_Instructions to follow_
Set down each line of the material that follows, exactly, with no pictures.

============================================================

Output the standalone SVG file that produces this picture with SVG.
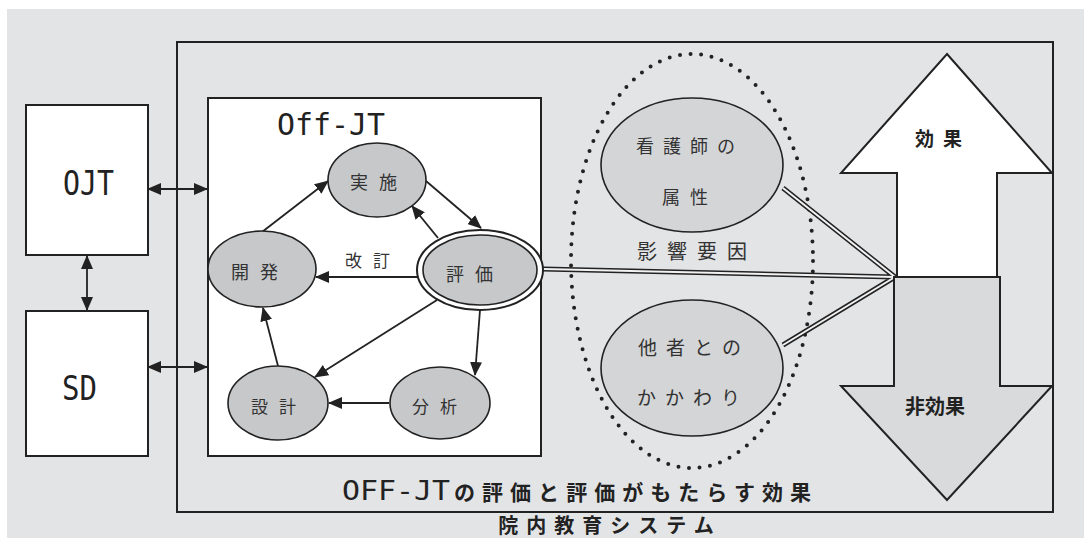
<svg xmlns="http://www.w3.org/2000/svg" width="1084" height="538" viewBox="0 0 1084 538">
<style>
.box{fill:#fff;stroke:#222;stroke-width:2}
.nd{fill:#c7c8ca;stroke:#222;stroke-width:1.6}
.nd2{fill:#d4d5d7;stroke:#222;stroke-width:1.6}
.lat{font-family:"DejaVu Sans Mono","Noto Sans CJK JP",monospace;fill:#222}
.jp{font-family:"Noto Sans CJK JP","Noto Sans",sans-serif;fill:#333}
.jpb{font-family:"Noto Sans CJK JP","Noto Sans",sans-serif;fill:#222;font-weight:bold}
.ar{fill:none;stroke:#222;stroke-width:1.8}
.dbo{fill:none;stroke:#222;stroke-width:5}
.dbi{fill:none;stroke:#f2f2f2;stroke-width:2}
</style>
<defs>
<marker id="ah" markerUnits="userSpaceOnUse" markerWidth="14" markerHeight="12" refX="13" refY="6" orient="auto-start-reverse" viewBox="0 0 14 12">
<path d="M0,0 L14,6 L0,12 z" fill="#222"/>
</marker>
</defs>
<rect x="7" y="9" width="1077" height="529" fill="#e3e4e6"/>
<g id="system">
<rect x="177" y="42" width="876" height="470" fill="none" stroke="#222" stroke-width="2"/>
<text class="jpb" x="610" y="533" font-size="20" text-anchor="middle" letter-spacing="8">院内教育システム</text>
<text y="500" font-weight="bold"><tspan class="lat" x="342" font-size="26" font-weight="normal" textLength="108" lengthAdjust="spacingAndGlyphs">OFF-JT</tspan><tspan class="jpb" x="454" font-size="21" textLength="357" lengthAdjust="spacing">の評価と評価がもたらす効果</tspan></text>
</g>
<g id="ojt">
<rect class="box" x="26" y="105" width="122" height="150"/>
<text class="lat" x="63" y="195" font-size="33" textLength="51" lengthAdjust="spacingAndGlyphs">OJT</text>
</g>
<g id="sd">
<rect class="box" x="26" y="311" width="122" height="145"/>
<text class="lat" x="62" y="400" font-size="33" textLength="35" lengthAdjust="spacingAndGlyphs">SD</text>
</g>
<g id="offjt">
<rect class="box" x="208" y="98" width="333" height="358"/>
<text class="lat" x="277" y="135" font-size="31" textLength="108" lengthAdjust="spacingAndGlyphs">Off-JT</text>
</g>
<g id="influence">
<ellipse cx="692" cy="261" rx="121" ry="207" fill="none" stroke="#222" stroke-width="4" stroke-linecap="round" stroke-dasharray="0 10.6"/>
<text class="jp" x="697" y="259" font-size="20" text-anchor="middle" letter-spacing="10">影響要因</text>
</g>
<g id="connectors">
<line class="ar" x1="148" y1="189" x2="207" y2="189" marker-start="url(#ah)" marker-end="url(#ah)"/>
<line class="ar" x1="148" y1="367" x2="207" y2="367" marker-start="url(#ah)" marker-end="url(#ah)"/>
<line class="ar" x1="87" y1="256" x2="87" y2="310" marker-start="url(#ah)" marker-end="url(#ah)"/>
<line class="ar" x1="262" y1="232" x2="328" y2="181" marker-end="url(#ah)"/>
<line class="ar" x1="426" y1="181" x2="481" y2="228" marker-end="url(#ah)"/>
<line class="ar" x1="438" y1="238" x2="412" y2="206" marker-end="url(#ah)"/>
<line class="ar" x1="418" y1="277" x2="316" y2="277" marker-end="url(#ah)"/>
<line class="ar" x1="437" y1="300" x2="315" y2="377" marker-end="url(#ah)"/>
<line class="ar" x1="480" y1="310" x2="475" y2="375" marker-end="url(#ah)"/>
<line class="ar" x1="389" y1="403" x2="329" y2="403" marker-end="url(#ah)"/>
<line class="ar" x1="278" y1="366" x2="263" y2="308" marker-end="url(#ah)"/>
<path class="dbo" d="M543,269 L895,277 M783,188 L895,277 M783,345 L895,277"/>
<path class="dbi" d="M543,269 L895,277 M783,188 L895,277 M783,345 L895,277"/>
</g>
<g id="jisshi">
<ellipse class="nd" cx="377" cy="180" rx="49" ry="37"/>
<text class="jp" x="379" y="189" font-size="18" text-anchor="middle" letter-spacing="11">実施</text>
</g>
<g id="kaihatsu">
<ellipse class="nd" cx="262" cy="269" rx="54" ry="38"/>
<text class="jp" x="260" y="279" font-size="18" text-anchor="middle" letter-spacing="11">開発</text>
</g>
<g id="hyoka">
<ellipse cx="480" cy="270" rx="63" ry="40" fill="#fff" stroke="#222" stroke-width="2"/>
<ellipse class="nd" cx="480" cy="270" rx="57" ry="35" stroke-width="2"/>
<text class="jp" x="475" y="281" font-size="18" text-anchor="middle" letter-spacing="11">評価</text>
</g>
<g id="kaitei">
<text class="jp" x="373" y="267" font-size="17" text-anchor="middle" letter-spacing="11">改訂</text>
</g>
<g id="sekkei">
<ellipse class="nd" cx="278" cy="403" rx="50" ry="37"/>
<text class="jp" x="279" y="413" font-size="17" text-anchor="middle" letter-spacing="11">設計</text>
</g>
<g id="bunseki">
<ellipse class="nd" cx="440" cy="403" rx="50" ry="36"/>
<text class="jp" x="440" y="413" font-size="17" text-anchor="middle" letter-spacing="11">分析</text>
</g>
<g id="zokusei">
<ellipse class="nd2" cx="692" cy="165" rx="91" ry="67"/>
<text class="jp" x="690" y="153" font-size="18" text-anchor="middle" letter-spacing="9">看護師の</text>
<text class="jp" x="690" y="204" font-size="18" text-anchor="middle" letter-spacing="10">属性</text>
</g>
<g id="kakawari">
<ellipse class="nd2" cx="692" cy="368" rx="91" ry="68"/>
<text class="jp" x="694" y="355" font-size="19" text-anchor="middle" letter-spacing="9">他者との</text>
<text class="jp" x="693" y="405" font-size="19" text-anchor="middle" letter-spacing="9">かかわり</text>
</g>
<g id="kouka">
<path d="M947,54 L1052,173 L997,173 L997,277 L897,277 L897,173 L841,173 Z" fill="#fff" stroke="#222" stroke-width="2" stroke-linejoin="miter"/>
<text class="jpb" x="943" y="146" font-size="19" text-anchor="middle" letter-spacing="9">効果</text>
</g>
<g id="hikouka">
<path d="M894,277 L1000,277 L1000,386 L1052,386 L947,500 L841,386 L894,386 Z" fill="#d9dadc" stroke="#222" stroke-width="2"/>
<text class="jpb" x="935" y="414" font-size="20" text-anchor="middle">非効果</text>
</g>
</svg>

============================================================

_Result below_
Output the standalone SVG file that produces this picture with SVG.
<svg xmlns="http://www.w3.org/2000/svg" width="1084" height="538" viewBox="0 0 1084 538">
<style>
.box{fill:#fff;stroke:#222;stroke-width:2}
.nd{fill:#c7c8ca;stroke:#222;stroke-width:1.6}
.nd2{fill:#d4d5d7;stroke:#222;stroke-width:1.6}
.lat{font-family:"DejaVu Sans Mono","Noto Sans CJK JP",monospace;fill:#222}
.jp{font-family:"Noto Sans CJK JP","Noto Sans",sans-serif;fill:#333}
.jpb{font-family:"Noto Sans CJK JP","Noto Sans",sans-serif;fill:#222;font-weight:bold}
.ar{fill:none;stroke:#222;stroke-width:1.8}
.dbo{fill:none;stroke:#222;stroke-width:5}
.dbi{fill:none;stroke:#f2f2f2;stroke-width:2}
</style>
<defs>
<marker id="ah" markerUnits="userSpaceOnUse" markerWidth="14" markerHeight="12" refX="13" refY="6" orient="auto-start-reverse" viewBox="0 0 14 12">
<path d="M0,0 L14,6 L0,12 z" fill="#222"/>
</marker>
</defs>
<rect x="7" y="9" width="1077" height="529" fill="#e3e4e6"/>
<g id="system">
<rect x="177" y="42" width="876" height="470" fill="none" stroke="#222" stroke-width="2"/>
<text class="jpb" x="610" y="533" font-size="20" text-anchor="middle" letter-spacing="8">院内教育システム</text>
<text y="500" font-weight="bold"><tspan class="lat" x="342" font-size="26" font-weight="normal" textLength="108" lengthAdjust="spacingAndGlyphs">OFF-JT</tspan><tspan class="jpb" x="454" font-size="21" textLength="357" lengthAdjust="spacing">の評価と評価がもたらす効果</tspan></text>
</g>
<g id="ojt">
<rect class="box" x="26" y="105" width="122" height="150"/>
<text class="lat" x="63" y="195" font-size="33" textLength="51" lengthAdjust="spacingAndGlyphs">OJT</text>
</g>
<g id="sd">
<rect class="box" x="26" y="311" width="122" height="145"/>
<text class="lat" x="62" y="400" font-size="33" textLength="35" lengthAdjust="spacingAndGlyphs">SD</text>
</g>
<g id="offjt">
<rect class="box" x="208" y="98" width="333" height="358"/>
<text class="lat" x="277" y="135" font-size="31" textLength="108" lengthAdjust="spacingAndGlyphs">Off-JT</text>
</g>
<g id="influence">
<ellipse cx="692" cy="261" rx="121" ry="207" fill="none" stroke="#222" stroke-width="4" stroke-linecap="round" stroke-dasharray="0 10.6"/>
<text class="jp" x="697" y="259" font-size="20" text-anchor="middle" letter-spacing="10">影響要因</text>
</g>
<g id="connectors">
<line class="ar" x1="148" y1="189" x2="207" y2="189" marker-start="url(#ah)" marker-end="url(#ah)"/>
<line class="ar" x1="148" y1="367" x2="207" y2="367" marker-start="url(#ah)" marker-end="url(#ah)"/>
<line class="ar" x1="87" y1="256" x2="87" y2="310" marker-start="url(#ah)" marker-end="url(#ah)"/>
<line class="ar" x1="262" y1="232" x2="328" y2="181" marker-end="url(#ah)"/>
<line class="ar" x1="426" y1="181" x2="481" y2="228" marker-end="url(#ah)"/>
<line class="ar" x1="438" y1="238" x2="412" y2="206" marker-end="url(#ah)"/>
<line class="ar" x1="418" y1="277" x2="316" y2="277" marker-end="url(#ah)"/>
<line class="ar" x1="437" y1="300" x2="315" y2="377" marker-end="url(#ah)"/>
<line class="ar" x1="480" y1="310" x2="475" y2="375" marker-end="url(#ah)"/>
<line class="ar" x1="389" y1="403" x2="329" y2="403" marker-end="url(#ah)"/>
<line class="ar" x1="278" y1="366" x2="263" y2="308" marker-end="url(#ah)"/>
<path class="dbo" d="M543,269 L895,277 M783,188 L895,277 M783,345 L895,277"/>
<path class="dbi" d="M543,269 L895,277 M783,188 L895,277 M783,345 L895,277"/>
</g>
<g id="jisshi">
<ellipse class="nd" cx="377" cy="180" rx="49" ry="37"/>
<text class="jp" x="379" y="189" font-size="18" text-anchor="middle" letter-spacing="11">実施</text>
</g>
<g id="kaihatsu">
<ellipse class="nd" cx="262" cy="269" rx="54" ry="38"/>
<text class="jp" x="260" y="279" font-size="18" text-anchor="middle" letter-spacing="11">開発</text>
</g>
<g id="hyoka">
<ellipse cx="480" cy="270" rx="63" ry="40" fill="#fff" stroke="#222" stroke-width="2"/>
<ellipse class="nd" cx="480" cy="270" rx="57" ry="35" stroke-width="2"/>
<text class="jp" x="475" y="281" font-size="18" text-anchor="middle" letter-spacing="11">評価</text>
</g>
<g id="kaitei">
<text class="jp" x="373" y="267" font-size="17" text-anchor="middle" letter-spacing="11">改訂</text>
</g>
<g id="sekkei">
<ellipse class="nd" cx="278" cy="403" rx="50" ry="37"/>
<text class="jp" x="279" y="413" font-size="17" text-anchor="middle" letter-spacing="11">設計</text>
</g>
<g id="bunseki">
<ellipse class="nd" cx="440" cy="403" rx="50" ry="36"/>
<text class="jp" x="440" y="413" font-size="17" text-anchor="middle" letter-spacing="11">分析</text>
</g>
<g id="zokusei">
<ellipse class="nd2" cx="692" cy="165" rx="91" ry="67"/>
<text class="jp" x="690" y="153" font-size="18" text-anchor="middle" letter-spacing="9">看護師の</text>
<text class="jp" x="690" y="204" font-size="18" text-anchor="middle" letter-spacing="10">属性</text>
</g>
<g id="kakawari">
<ellipse class="nd2" cx="692" cy="368" rx="91" ry="68"/>
<text class="jp" x="694" y="355" font-size="19" text-anchor="middle" letter-spacing="9">他者との</text>
<text class="jp" x="693" y="405" font-size="19" text-anchor="middle" letter-spacing="9">かかわり</text>
</g>
<g id="kouka">
<path d="M947,54 L1052,173 L997,173 L997,277 L897,277 L897,173 L841,173 Z" fill="#fff" stroke="#222" stroke-width="2" stroke-linejoin="miter"/>
<text class="jpb" x="943" y="146" font-size="19" text-anchor="middle" letter-spacing="9">効果</text>
</g>
<g id="hikouka">
<path d="M894,277 L1000,277 L1000,386 L1052,386 L947,500 L841,386 L894,386 Z" fill="#d9dadc" stroke="#222" stroke-width="2"/>
<text class="jpb" x="935" y="414" font-size="20" text-anchor="middle">非効果</text>
</g>
</svg>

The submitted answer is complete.